--- What needs to be done ---
Go through the material and write it all out exactly, minus the pictures.

--- Collected data ---
————
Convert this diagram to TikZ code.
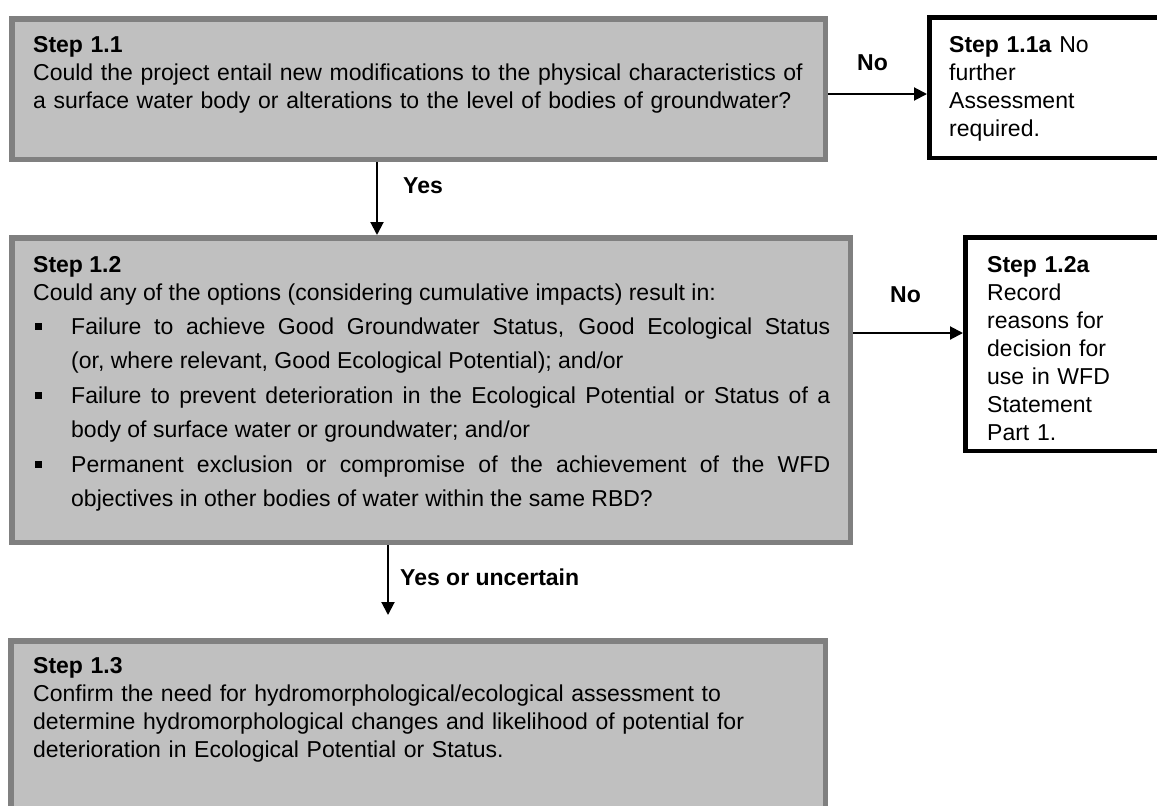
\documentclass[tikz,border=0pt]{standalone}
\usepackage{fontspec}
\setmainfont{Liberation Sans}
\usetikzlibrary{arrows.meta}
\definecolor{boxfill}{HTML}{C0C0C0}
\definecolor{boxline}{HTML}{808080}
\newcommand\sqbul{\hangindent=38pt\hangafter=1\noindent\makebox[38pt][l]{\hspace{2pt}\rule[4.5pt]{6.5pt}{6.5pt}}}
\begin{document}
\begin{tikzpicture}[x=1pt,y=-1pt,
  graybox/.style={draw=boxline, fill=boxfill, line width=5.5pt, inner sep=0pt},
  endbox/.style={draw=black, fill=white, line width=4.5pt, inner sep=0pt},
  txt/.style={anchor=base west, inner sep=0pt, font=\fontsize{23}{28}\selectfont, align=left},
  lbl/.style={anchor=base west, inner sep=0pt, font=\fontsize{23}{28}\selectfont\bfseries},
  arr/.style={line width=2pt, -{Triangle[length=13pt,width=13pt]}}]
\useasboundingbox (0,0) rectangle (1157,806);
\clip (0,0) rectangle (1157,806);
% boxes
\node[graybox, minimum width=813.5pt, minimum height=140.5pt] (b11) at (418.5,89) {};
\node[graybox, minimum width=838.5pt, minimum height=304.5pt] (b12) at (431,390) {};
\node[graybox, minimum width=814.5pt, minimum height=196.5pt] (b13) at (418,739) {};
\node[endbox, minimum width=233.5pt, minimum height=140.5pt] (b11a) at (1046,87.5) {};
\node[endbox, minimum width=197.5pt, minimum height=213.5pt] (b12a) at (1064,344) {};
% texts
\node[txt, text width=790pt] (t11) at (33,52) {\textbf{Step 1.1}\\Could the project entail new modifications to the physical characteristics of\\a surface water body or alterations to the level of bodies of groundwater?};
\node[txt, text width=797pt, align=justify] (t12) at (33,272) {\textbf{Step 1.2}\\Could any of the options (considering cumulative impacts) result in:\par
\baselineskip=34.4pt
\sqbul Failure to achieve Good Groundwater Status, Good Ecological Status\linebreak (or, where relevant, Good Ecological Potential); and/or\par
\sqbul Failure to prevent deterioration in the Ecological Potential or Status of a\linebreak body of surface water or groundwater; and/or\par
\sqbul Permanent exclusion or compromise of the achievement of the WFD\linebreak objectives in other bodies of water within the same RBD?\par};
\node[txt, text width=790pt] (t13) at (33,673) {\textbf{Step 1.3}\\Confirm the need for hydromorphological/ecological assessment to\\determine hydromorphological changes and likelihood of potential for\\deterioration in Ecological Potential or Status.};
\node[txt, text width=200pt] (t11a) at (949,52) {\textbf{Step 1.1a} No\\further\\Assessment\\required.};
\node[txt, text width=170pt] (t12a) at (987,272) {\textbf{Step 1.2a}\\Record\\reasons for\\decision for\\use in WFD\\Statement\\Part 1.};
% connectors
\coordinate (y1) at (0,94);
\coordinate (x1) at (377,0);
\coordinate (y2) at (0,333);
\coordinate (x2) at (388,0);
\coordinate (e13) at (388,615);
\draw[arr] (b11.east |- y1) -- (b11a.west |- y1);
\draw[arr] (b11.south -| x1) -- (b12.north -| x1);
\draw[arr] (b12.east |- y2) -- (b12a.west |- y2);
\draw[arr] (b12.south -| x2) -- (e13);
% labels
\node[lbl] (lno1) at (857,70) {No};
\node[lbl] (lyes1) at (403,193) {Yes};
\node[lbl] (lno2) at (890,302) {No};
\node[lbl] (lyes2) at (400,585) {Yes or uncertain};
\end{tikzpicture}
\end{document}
————
--- Response to the task ---
Convert this diagram to TikZ code.
\documentclass[tikz,border=0pt]{standalone}
\usepackage{fontspec}
\setmainfont{Liberation Sans}
\usetikzlibrary{arrows.meta}
\definecolor{boxfill}{HTML}{C0C0C0}
\definecolor{boxline}{HTML}{808080}
\newcommand\sqbul{\hangindent=38pt\hangafter=1\noindent\makebox[38pt][l]{\hspace{2pt}\rule[4.5pt]{6.5pt}{6.5pt}}}
\begin{document}
\begin{tikzpicture}[x=1pt,y=-1pt,
  graybox/.style={draw=boxline, fill=boxfill, line width=5.5pt, inner sep=0pt},
  endbox/.style={draw=black, fill=white, line width=4.5pt, inner sep=0pt},
  txt/.style={anchor=base west, inner sep=0pt, font=\fontsize{23}{28}\selectfont, align=left},
  lbl/.style={anchor=base west, inner sep=0pt, font=\fontsize{23}{28}\selectfont\bfseries},
  arr/.style={line width=2pt, -{Triangle[length=13pt,width=13pt]}}]
\useasboundingbox (0,0) rectangle (1157,806);
\clip (0,0) rectangle (1157,806);
% boxes
\node[graybox, minimum width=813.5pt, minimum height=140.5pt] (b11) at (418.5,89) {};
\node[graybox, minimum width=838.5pt, minimum height=304.5pt] (b12) at (431,390) {};
\node[graybox, minimum width=814.5pt, minimum height=196.5pt] (b13) at (418,739) {};
\node[endbox, minimum width=233.5pt, minimum height=140.5pt] (b11a) at (1046,87.5) {};
\node[endbox, minimum width=197.5pt, minimum height=213.5pt] (b12a) at (1064,344) {};
% texts
\node[txt, text width=790pt] (t11) at (33,52) {\textbf{Step 1.1}\\Could the project entail new modifications to the physical characteristics of\\a surface water body or alterations to the level of bodies of groundwater?};
\node[txt, text width=797pt, align=justify] (t12) at (33,272) {\textbf{Step 1.2}\\Could any of the options (considering cumulative impacts) result in:\par
\baselineskip=34.4pt
\sqbul Failure to achieve Good Groundwater Status, Good Ecological Status\linebreak (or, where relevant, Good Ecological Potential); and/or\par
\sqbul Failure to prevent deterioration in the Ecological Potential or Status of a\linebreak body of surface water or groundwater; and/or\par
\sqbul Permanent exclusion or compromise of the achievement of the WFD\linebreak objectives in other bodies of water within the same RBD?\par};
\node[txt, text width=790pt] (t13) at (33,673) {\textbf{Step 1.3}\\Confirm the need for hydromorphological/ecological assessment to\\determine hydromorphological changes and likelihood of potential for\\deterioration in Ecological Potential or Status.};
\node[txt, text width=200pt] (t11a) at (949,52) {\textbf{Step 1.1a} No\\further\\Assessment\\required.};
\node[txt, text width=170pt] (t12a) at (987,272) {\textbf{Step 1.2a}\\Record\\reasons for\\decision for\\use in WFD\\Statement\\Part 1.};
% connectors
\coordinate (y1) at (0,94);
\coordinate (x1) at (377,0);
\coordinate (y2) at (0,333);
\coordinate (x2) at (388,0);
\coordinate (e13) at (388,615);
\draw[arr] (b11.east |- y1) -- (b11a.west |- y1);
\draw[arr] (b11.south -| x1) -- (b12.north -| x1);
\draw[arr] (b12.east |- y2) -- (b12a.west |- y2);
\draw[arr] (b12.south -| x2) -- (e13);
% labels
\node[lbl] (lno1) at (857,70) {No};
\node[lbl] (lyes1) at (403,193) {Yes};
\node[lbl] (lno2) at (890,302) {No};
\node[lbl] (lyes2) at (400,585) {Yes or uncertain};
\end{tikzpicture}
\end{document}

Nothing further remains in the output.